Antonio Facciorusso, Stefano Francesco Crinò, Alessandro Fugazza, Silvia Carrara, Marco Spadaccini, Matteo Colombo, Daryl Ramai, Benedetto Mangiavillano, Saurabh Chandan, Paraskevas Gkolfakis, Babu Mohan, Cesare Hassan, Alessandro Repici
Endoscopy 2024; 56(01): 31-40
HIGHLIGHTS
- Comparative diagnostic performance of Endoscopic tissue sampling techniques for subepithelial lesions has limited evidence.
- A systematic literature review was conducted for randomized controlled trials (RCTs) comparing the sample adequacy and diagnostic accuracy of bite-on-bite biopsy, mucosal incision-assisted biopsy (MIAB), endoscopic ultrasound-guided fine-needle aspiration (EUS-FNA), and EUS-guided fine-needle biopsy (FNB).

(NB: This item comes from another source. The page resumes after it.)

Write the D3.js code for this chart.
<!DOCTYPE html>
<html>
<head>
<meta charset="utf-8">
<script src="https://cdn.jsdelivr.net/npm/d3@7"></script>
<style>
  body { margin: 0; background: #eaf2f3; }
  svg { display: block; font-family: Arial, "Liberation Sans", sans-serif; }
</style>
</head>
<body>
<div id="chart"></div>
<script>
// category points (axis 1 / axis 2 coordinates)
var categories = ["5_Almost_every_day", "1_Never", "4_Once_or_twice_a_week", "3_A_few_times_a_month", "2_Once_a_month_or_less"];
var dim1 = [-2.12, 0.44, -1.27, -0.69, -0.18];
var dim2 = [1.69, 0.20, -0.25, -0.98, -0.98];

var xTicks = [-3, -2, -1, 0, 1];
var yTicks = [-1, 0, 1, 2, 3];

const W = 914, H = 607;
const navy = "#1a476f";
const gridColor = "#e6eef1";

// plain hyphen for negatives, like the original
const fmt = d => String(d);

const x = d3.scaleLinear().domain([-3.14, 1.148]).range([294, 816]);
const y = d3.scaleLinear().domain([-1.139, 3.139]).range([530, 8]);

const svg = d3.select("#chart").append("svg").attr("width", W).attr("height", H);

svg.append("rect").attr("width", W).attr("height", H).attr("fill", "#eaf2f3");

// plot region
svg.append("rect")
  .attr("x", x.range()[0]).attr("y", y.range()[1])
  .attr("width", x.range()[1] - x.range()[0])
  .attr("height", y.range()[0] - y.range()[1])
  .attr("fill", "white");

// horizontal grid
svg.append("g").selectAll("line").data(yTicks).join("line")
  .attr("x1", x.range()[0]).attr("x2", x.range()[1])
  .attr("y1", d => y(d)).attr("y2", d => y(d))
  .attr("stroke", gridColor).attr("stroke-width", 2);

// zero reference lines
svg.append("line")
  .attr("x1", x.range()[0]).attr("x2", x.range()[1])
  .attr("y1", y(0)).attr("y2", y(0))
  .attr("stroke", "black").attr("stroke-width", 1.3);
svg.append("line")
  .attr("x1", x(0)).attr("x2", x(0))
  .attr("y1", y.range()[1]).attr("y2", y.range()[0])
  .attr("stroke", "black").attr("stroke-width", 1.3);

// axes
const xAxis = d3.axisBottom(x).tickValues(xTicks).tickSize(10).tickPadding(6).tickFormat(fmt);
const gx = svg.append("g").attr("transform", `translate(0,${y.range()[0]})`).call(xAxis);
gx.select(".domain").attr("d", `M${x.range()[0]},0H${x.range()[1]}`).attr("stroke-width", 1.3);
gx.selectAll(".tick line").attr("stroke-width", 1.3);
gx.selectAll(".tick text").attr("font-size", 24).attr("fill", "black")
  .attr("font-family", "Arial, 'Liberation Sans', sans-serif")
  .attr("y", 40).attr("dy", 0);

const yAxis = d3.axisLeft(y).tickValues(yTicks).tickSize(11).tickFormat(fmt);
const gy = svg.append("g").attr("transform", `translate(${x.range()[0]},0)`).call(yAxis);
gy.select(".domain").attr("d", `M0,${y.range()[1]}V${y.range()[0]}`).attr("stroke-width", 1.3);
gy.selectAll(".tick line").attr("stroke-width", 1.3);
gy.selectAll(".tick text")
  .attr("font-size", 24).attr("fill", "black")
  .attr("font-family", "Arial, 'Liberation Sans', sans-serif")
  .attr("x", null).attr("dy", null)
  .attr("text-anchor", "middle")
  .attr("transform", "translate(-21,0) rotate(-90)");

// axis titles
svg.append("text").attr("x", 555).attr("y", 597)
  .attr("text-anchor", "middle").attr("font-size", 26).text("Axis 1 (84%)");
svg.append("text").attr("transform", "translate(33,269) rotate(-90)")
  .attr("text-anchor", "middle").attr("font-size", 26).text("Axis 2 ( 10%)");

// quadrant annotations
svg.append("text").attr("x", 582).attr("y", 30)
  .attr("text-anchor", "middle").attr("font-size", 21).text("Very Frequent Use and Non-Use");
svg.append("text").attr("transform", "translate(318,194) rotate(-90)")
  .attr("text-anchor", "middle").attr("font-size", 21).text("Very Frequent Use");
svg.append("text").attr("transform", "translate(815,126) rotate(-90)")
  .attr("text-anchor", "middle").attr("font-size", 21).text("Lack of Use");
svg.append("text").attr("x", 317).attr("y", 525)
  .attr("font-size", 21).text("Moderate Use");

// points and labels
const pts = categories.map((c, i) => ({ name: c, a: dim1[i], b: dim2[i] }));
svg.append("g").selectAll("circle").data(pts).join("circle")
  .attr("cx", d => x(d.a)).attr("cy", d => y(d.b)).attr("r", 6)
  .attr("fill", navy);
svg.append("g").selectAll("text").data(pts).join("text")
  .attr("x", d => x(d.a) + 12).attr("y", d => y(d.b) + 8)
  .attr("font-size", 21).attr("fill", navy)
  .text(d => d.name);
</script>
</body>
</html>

Eight RCTs were included.
- EUS-FNB was significantly superior to EUS-FNA in terms of sample adequacy (RR 1.20), whereas none of the other techniques significantly outperformed EUS-FNA.
- EUS-FNB appeared to be the best technique (SUCRA 0.90) followed by MIAB (SUCRA 0.83), whereas bite-on-bite biopsy showed the poorest performance. For lesions <20 mm, MIAB, but not EUS-FNB, showed significantly higher accuracy rates compared with EUS-FNA (RR 1.68; SUCRA 0.86 for adequacy and 0.91 for accuracy).

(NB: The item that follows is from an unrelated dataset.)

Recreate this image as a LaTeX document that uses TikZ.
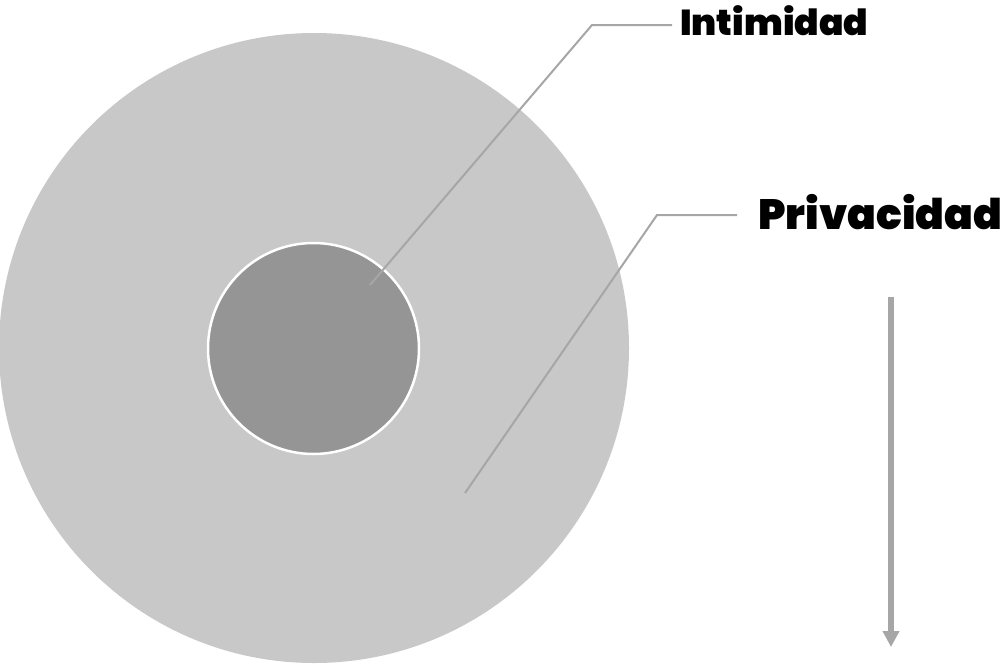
\documentclass[tikz,border=0pt]{standalone}
\usepackage{fontspec}
\usepackage{graphicx}
\newfontfamily\heavy{Poppins Black}[Ligatures=NoCommon]
\usetikzlibrary{arrows.meta}
\definecolor{outerg}{HTML}{C8C8C8}
\definecolor{innerg}{HTML}{959595}
\definecolor{lineg}{HTML}{A6A6A6}
\tikzset{
  disc/.style={circle, inner sep=0pt, outer sep=0pt},
  leader/.style={draw=lineg, line width=2pt},
  lbl/.style={anchor=base west, inner sep=0pt, font=\heavy},
}
\begin{document}
\begin{tikzpicture}[x=1pt,y=-1pt]
\useasboundingbox (0,0) rectangle (1008,664);
\node[disc, fill=outerg, minimum size=630pt] (priv) at (314,348) {};
\node[disc, fill=innerg, draw=white, line width=2.5pt, minimum size=211pt] (intim) at (313.5,348.5) {};
\coordinate (a1) at (370,285);
\coordinate (a2) at (592,25);
\coordinate (a3) at (672,25);
\coordinate (b1) at (465,493);
\coordinate (b2) at (657,215);
\coordinate (b3) at (737,215);
\draw[leader] (a1) -- (a2) -- (a3);
\draw[leader] (b1) -- (b2) -- (b3);
\node[lbl] (tI) at (680,35) {\resizebox{188pt}{!}{\heavy\fontsize{34}{36}\selectfont Intimidad}};
\node[lbl] (tP) at (758,229) {\resizebox{244pt}{!}{\heavy\fontsize{44}{48}\selectfont Privacidad}};
\coordinate (c1) at (891,297);
\coordinate (c2) at (891,647);
\draw[draw=lineg, line width=5.5pt, -{Triangle[length=16pt,width=16pt]}] (c1) -- (c2);
\end{tikzpicture}
\end{document}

- When rapid on-site cytological evaluation (ROSE) was available, no difference between EUS-FNB, EUS-FNA, and MIAB was observed.
- The authors concluded that EUS-FNB and MIAB appeared to provide better performance, whereas bite-on-bite sampling was significantly inferior to the other techniques. MIAB seemed to be the best option for smaller lesions, whereas EUS-FNA remained competitive when ROSE was available.